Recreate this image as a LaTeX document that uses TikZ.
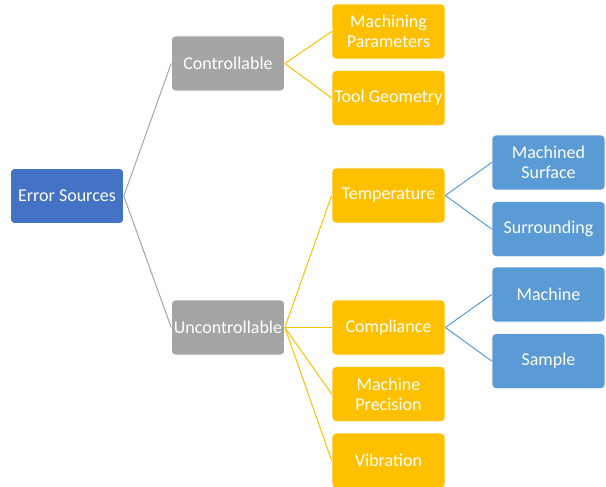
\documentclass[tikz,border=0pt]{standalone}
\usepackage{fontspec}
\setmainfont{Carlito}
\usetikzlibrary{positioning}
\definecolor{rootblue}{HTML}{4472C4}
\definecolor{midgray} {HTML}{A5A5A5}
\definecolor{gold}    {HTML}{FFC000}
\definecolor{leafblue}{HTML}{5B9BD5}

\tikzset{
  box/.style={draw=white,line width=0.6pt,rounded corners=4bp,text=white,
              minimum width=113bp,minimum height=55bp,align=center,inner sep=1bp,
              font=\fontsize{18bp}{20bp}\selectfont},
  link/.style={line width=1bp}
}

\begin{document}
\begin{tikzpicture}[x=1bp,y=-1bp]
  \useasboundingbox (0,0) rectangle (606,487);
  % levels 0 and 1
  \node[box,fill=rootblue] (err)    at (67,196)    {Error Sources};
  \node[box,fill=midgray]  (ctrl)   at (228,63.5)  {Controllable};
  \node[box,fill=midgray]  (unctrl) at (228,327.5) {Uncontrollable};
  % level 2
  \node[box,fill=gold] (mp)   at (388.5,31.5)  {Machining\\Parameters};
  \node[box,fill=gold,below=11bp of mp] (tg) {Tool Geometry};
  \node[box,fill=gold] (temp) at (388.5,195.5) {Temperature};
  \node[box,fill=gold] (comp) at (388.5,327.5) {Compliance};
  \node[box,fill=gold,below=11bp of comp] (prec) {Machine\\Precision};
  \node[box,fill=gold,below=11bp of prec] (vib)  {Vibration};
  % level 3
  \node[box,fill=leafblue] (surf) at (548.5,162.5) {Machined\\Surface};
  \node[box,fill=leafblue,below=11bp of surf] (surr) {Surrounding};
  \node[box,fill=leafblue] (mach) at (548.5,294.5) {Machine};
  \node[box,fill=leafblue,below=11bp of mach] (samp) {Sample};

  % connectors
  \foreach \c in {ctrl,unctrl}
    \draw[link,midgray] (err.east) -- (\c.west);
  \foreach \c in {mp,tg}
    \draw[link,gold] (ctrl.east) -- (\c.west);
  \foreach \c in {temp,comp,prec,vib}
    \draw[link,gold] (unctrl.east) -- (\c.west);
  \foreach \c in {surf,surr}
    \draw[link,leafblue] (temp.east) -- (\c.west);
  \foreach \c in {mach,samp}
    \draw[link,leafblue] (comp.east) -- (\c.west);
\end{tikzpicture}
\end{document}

What to do: Transcribe the full listing above exactly as it stands, minus the pictures.

Expected output:
Recreate this image as a LaTeX document that uses TikZ.
\documentclass[tikz,border=0pt]{standalone}
\usepackage{fontspec}
\setmainfont{Carlito}
\usetikzlibrary{positioning}
\definecolor{rootblue}{HTML}{4472C4}
\definecolor{midgray} {HTML}{A5A5A5}
\definecolor{gold}    {HTML}{FFC000}
\definecolor{leafblue}{HTML}{5B9BD5}

\tikzset{
  box/.style={draw=white,line width=0.6pt,rounded corners=4bp,text=white,
              minimum width=113bp,minimum height=55bp,align=center,inner sep=1bp,
              font=\fontsize{18bp}{20bp}\selectfont},
  link/.style={line width=1bp}
}

\begin{document}
\begin{tikzpicture}[x=1bp,y=-1bp]
  \useasboundingbox (0,0) rectangle (606,487);
  % levels 0 and 1
  \node[box,fill=rootblue] (err)    at (67,196)    {Error Sources};
  \node[box,fill=midgray]  (ctrl)   at (228,63.5)  {Controllable};
  \node[box,fill=midgray]  (unctrl) at (228,327.5) {Uncontrollable};
  % level 2
  \node[box,fill=gold] (mp)   at (388.5,31.5)  {Machining\\Parameters};
  \node[box,fill=gold,below=11bp of mp] (tg) {Tool Geometry};
  \node[box,fill=gold] (temp) at (388.5,195.5) {Temperature};
  \node[box,fill=gold] (comp) at (388.5,327.5) {Compliance};
  \node[box,fill=gold,below=11bp of comp] (prec) {Machine\\Precision};
  \node[box,fill=gold,below=11bp of prec] (vib)  {Vibration};
  % level 3
  \node[box,fill=leafblue] (surf) at (548.5,162.5) {Machined\\Surface};
  \node[box,fill=leafblue,below=11bp of surf] (surr) {Surrounding};
  \node[box,fill=leafblue] (mach) at (548.5,294.5) {Machine};
  \node[box,fill=leafblue,below=11bp of mach] (samp) {Sample};

  % connectors
  \foreach \c in {ctrl,unctrl}
    \draw[link,midgray] (err.east) -- (\c.west);
  \foreach \c in {mp,tg}
    \draw[link,gold] (ctrl.east) -- (\c.west);
  \foreach \c in {temp,comp,prec,vib}
    \draw[link,gold] (unctrl.east) -- (\c.west);
  \foreach \c in {surf,surr}
    \draw[link,leafblue] (temp.east) -- (\c.west);
  \foreach \c in {mach,samp}
    \draw[link,leafblue] (comp.east) -- (\c.west);
\end{tikzpicture}
\end{document}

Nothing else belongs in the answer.